Was it a fair trade? You bet! We both got what we wanted. I got more iron, and he might have got more value, but what is a few hours between good friends.
At home Kip had a 4 year old grandson pose with the rifle while they took some pictures and that kid was really "hamming" it up. When the picture taking was finished, Kip went to get the rifle and that was not an option as far as the grandson was concerned. Kip had to pry his fingers off to get it back.
  Shortly after I got the AA109 set up on display, my friend George from Brigham City brought me a box of lathe parts that someone had given to him. Apparently someone had taken it apart to paint it and then never reassembled it again. The main parts were there, but so many of the little parts had vanished, like gibs, half nut, handles, etc. etc. that it was no longer serviceable. It was a model 80. Just a newer version of the AA109. Most of the working parts are interchangeable. After sitting in the nurturing atmosphere of my workshop it began to grow those missing parts until it became functional again.






Both lathes are now on display. They would do machining, but not the way my new Jet does, so they can just sit there and amuse our visitors.
             Birk


----------



## Tin Falcon (Mar 10, 2008)

Birk
Looks similar to the pair of 109s I have in my basement . The one my brother bought at a flea market. the bushing in the head stock was shot but not a difficult repair. When the job was done I told him he could pick up the lathe That was probably ten years ago now.My brother is a funny duck . he has very seldom given gifts over the years to anyone even at Christmas time . But he has left a couple of things at the house he has never gotten around to pick up LOL. 
 The other was a gift from a friends widow. He bought the lathe after returning home from WW II. So am the second owner it has not had a lot of use. She knew he would want me to have it and I would take care of it. 
Tin


----------



## lathe nut (Mar 10, 2008)

I picked up one of the AA 109 the other day, worked on a fellow Lawnmower, labor and parts for free, he needed the help, looking in his shop and saw the 109, He said, I will never use it, will give it to you for the help, good for me, just what I needed another lathe and this weekend we went garage saleling, found this Unimat, I was happy like a dog with two tales, got all the paper work with it, the lady did not even know what it was, love it, happy chipping, Lathe Nut


----------



## Rog02 (Mar 11, 2008)

Hi Birk:

The little 109 lathes seem to have a following these days. I restored a 109-21270 like the one you show in the second picture. The Craftsman "80" is kind of a rare lathe as few seemed to actually have been sold. They can be readily identified by the spindle thread of 3/4"X16 thread and the addition of the compound wheel in the conventional position.

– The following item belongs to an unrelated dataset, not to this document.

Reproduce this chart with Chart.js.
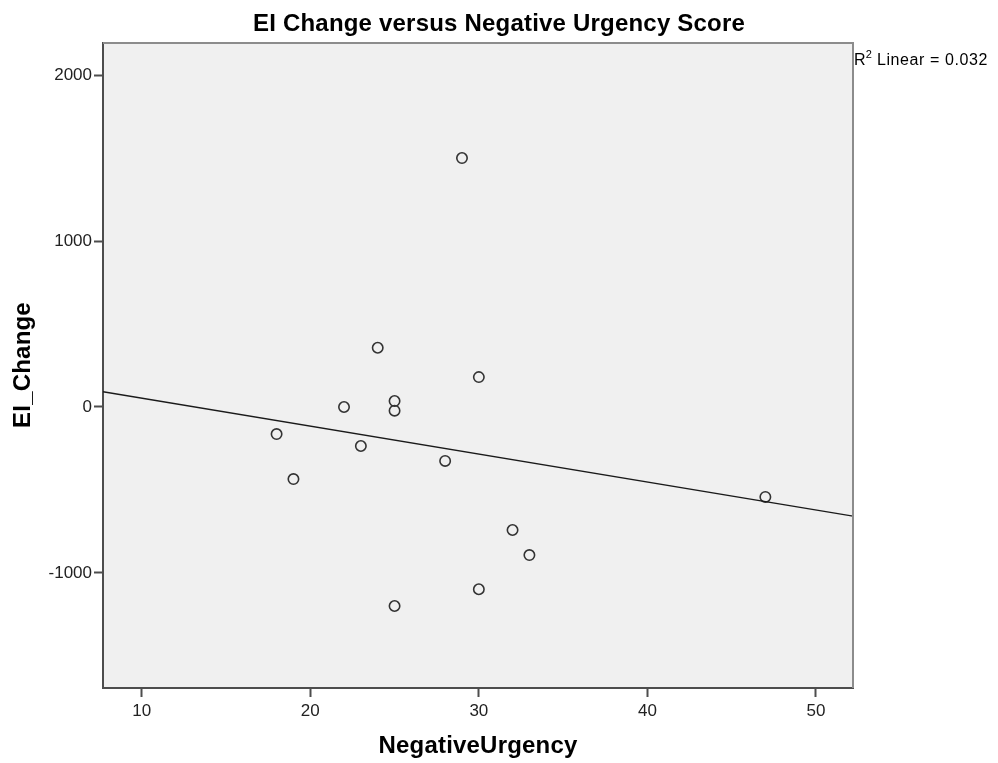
<!DOCTYPE html>
<html>
<head>
<meta charset="utf-8">
<title>EI Change versus Negative Urgency Score</title>
<script src="https://cdn.jsdelivr.net/npm/chart.js@4/dist/chart.umd.min.js"></script>
<style>
  html, body { margin: 0; padding: 0; background: #ffffff; }
  canvas { display: block; }
</style>
</head>
<body>
<canvas id="chart" width="998" height="763"></canvas>
<script>
// Observations: Negative Urgency score and EI change per participant
const negativeUrgency = [29, 24, 30, 22, 25, 25, 18, 23, 19, 28, 47, 32, 33, 30, 25];
const eiChange = [1500, 357, 180, 0, 36, -22, -163, -235, -434, -325, -542, -741, -892, -1098, -1199];

// Axis extents and tick marks
const xRange = [7.7, 52.2];
const yRange = [-1693, 2193];
const xTicks = [10, 20, 30, 40, 50];
const yTicks = [-1000, 0, 1000, 2000];

const chartTitle = 'EI Change versus Negative Urgency Score';
const xTitle = 'NegativeUrgency';
const yTitle = 'EI_Change';
const fitLabel = 'Linear = 0.032';

// Least-squares fit line through the observations
const n = negativeUrgency.length;
const mx = negativeUrgency.reduce((a, b) => a + b, 0) / n;
const my = eiChange.reduce((a, b) => a + b, 0) / n;
let sxy = 0, sxx = 0;
for (let i = 0; i < n; i++) {
  sxy += (negativeUrgency[i] - mx) * (eiChange[i] - my);
  sxx += (negativeUrgency[i] - mx) ** 2;
}
const slope = sxy / sxx;
const intercept = my - slope * mx;
const fitPoints = xRange.map(x => ({ x: x, y: intercept + slope * x }));

const points = negativeUrgency.map((x, i) => ({ x: x, y: eiChange[i] }));

const FONT = '"Liberation Sans", Arial, sans-serif';

const decorations = {
  id: 'decorations',
  beforeDraw(chart) {
    const { ctx, chartArea: a } = chart;
    ctx.save();
    ctx.fillStyle = '#f0f0f0';
    ctx.fillRect(a.left, a.top, a.right - a.left, a.bottom - a.top);
    ctx.restore();
  },
  afterDraw(chart) {
    const { ctx, chartArea: a } = chart;
    ctx.save();
    // top and right frame
    ctx.strokeStyle = '#8c8c8c';
    ctx.lineWidth = 2;
    ctx.beginPath();
    ctx.moveTo(a.left, a.top);
    ctx.lineTo(a.right, a.top);
    ctx.lineTo(a.right, a.bottom);
    ctx.stroke();

    ctx.fillStyle = '#000000';
    ctx.textBaseline = 'alphabetic';
    ctx.textAlign = 'left';

    // title, centred on the canvas
    ctx.font = 'bold 24px ' + FONT;
    ctx.letterSpacing = '0.2px';
    let w = ctx.measureText(chartTitle).width;
    ctx.fillText(chartTitle, chart.width / 2 - w / 2, 31);

    // axis titles
    ctx.font = 'bold 24px ' + FONT;
    ctx.letterSpacing = '0.2px';
    w = ctx.measureText(xTitle).width;
    ctx.fillText(xTitle, (a.left + a.right) / 2 - w / 2, 753);
    w = ctx.measureText(yTitle).width;
    ctx.save();
    ctx.translate(30, 365);
    ctx.rotate(-Math.PI / 2);
    ctx.fillText(yTitle, -w / 2, 0);
    ctx.restore();

    // fit annotation
    ctx.letterSpacing = '0.6px';
    ctx.font = '16px ' + FONT;
    const rx = a.right + 1;
    ctx.fillText('R', rx, 65);
    const rw = ctx.measureText('R').width;
    ctx.font = '11px ' + FONT;
    ctx.fillText('2', rx + rw - 0.5, 58);
    const sw = ctx.measureText('2').width;
    ctx.font = '16px ' + FONT;
    ctx.fillText(' ' + fitLabel, rx + rw + sw - 1, 65);
    ctx.restore();
  }
};

new Chart(document.getElementById('chart'), {
  type: 'scatter',
  data: {
    datasets: [
      {
        type: 'line',
        data: fitPoints,
        borderColor: '#1a1a1a',
        borderWidth: 1.3,
        pointRadius: 0,
        fill: false
      },
      {
        data: points,
        pointRadius: 5.2,
        pointBorderWidth: 1.6,
        pointBorderColor: '#333333',
        pointBackgroundColor: 'rgba(0,0,0,0)'
      }
    ]
  },
  options: {
    responsive: false,
    devicePixelRatio: 1,
    animation: false,
    layout: { padding: { top: 43, right: 145, left: 0, bottom: 0 } },
    plugins: {
      legend: { display: false },
      tooltip: { enabled: false },
      title: { display: false }
    },
    scales: {
      x: {
        type: 'linear',
        min: xRange[0],
        max: xRange[1],
        afterBuildTicks(scale) { scale.ticks = xTicks.map(v => ({ value: v })); },
        afterFit(scale) { scale.height = 75; },
        grid: { drawOnChartArea: false, drawTicks: true, tickLength: 9, tickWidth: 2, tickColor: '#4d4d4d' },
        border: { display: true, color: '#4d4d4d', width: 2 },
        ticks: {
          color: '#222222',
          font: { family: FONT, size: 17 },
          padding: 4,
          maxRotation: 0,
          callback: v => String(v)
        }
      },
      y: {
        type: 'linear',
        min: yRange[0],
        max: yRange[1],
        afterBuildTicks(scale) { scale.ticks = yTicks.map(v => ({ value: v })); },
        afterFit(scale) { scale.width = 103; },
        grid: { drawOnChartArea: false, drawTicks: true, tickLength: 9, tickWidth: 2, tickColor: '#4d4d4d' },
        border: { display: true, color: '#4d4d4d', width: 2 },
        ticks: {
          color: '#222222',
          font: { family: FONT, size: 17 },
          padding: 2,
          callback: v => String(v)
        }
      }
    }
  },
  plugins: [decorations]
});
</script>
</body>
</html>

The 109 prefix was Sears identification for anything supplied by AA/Dunlap. The Atlas/Craftsman series had a 103 prefix. For a complete listing of Craftsman vendor prefixes, look at Old Woodworking Machines http://www.owwm.com. 

The first lathe appears to be a Craftsman/AA/Dunlap 109-20630 which is the predecessor of the 21270 series. 

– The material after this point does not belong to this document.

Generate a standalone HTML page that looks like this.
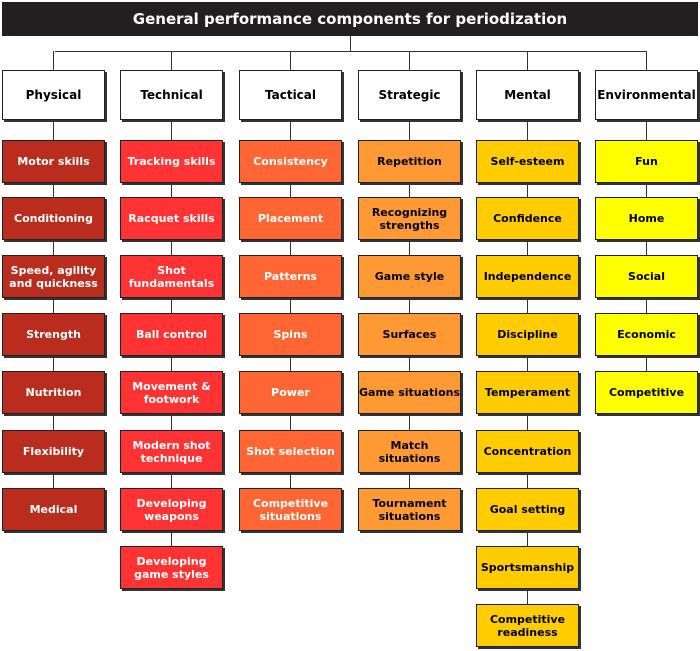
<!DOCTYPE html>
<html><head><meta charset="utf-8"><style>
body{margin:0;width:700px;height:651px;background:#fff;position:relative;overflow:hidden;font-family:"DejaVu Sans","Liberation Sans",sans-serif;}
.t{position:absolute;left:2px;top:2px;width:696px;height:34px;background:#231f20;color:#fff;font-weight:bold;font-size:15px;text-align:center;line-height:34px;}
.b{position:absolute;box-sizing:border-box;width:103px;border:1px solid #222;box-shadow:2px 2px 0 #333;display:flex;align-items:center;justify-content:center;text-align:center;font-weight:bold;font-size:11px;line-height:13px;}
.h{background:#fff;color:#000;height:50px;top:70px;font-size:12px;}
.l{position:absolute;background:#333;}
</style></head><body>
<div class="t">General performance components for periodization</div>
<div id="root"></div>
<script>
const headers=["Physical","Technical","Tactical","Strategic","Mental","Environmental"];
const colors=["#b92c1e","#ff3333","#ff6633","#ff9933","#ffcc00","#ffff00"];
const textColors=["#fff","#fff","#fff","#000","#000","#000"];
const items=[
["Motor skills","Conditioning","Speed, agility and quickness","Strength","Nutrition","Flexibility","Medical"],
["Tracking skills","Racquet skills","Shot fundamentals","Ball control","Movement & footwork","Modern shot technique","Developing weapons","Developing game styles"],
["Consistency","Placement","Patterns","Spins","Power","Shot selection","Competitive situations"],
["Repetition","Recognizing strengths","Game style","Surfaces","Game situations","Match situations","Tournament situations"],
["Self-esteem","Confidence","Independence","Discipline","Temperament","Concentration","Goal setting","Sportsmanship","Competitive readiness"],
["Fun","Home","Social","Economic","Competitive"]];
const lefts=[2,120,239,358,476,595];
const tops=[140,197,255,313,371,430,488,546,604];
const root=document.body;
function line(x,y,w,h){const d=document.createElement('div');d.className='l';


d.style.left=x+'px';d.style.top=y+'px';d.style.width=w+'px';d.style.height=h+'px';root.appendChild(d);}
line(350,36,1,16);
line(55,51,591,1);
headers.forEach((h,i)=>{
 const cx=lefts[i]+51;
 line(cx,51,1,19);
 const n=items[i].length;
 line(cx,120,1,tops[n-1]-120);
 const d=document.createElement('div');d.className='b h';
 
 
 d.style.left=lefts[i]+'px';d.textContent=h;root.appendChild(d);
 items[i].forEach((t,j)=>{
  const e=document.createElement('div');e.className='b';
  
  
  e.style.left=lefts[i]+'px';e.style.top=tops[j]+'px';e.style.height='43px';
  e.style.background=colors[i];e.style.color=textColors[i];
  e.textContent=t;root.appendChild(e);
 });
});
</script>
</body></html>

If you want to pick up a copy of the owners manuals for these, they are available in the "files" section at the 109 Lathe Users Group. http://groups.yahoo.com/group/AA_109_Lathe_Users_Group/





My little 109-21270 fresh from restoration. The "Power Bronze" paint is original for 1964 (the last year the 109s were offered). This one came from my great uncle's estate, and is like the first lathe I was taught to operate as a child of 8 years. I converted to a treadmill motor and jackshaft set up as the original speed selection is somewhat lacking. 

As you say, the little Craftsman will never replace my Clausing, but it is a fun little lathe.


----------



## Bernd (Mar 11, 2008)

Seeing that picture of Birk's lathe made me look for mine. I got this many years ago at an auction. I used it very little with intentions of restoring it. Unfortunatly I lost interest in the restoring. I think I still have some of the smaller parts around in a box somewere. If anybody is interested in wanting this lathe contact me off list at my e-mail address or PM me. It is a 109 Serial number 20630. It could probably be used as a parts donor. Here are 4 pics of it.


















Bernd


----------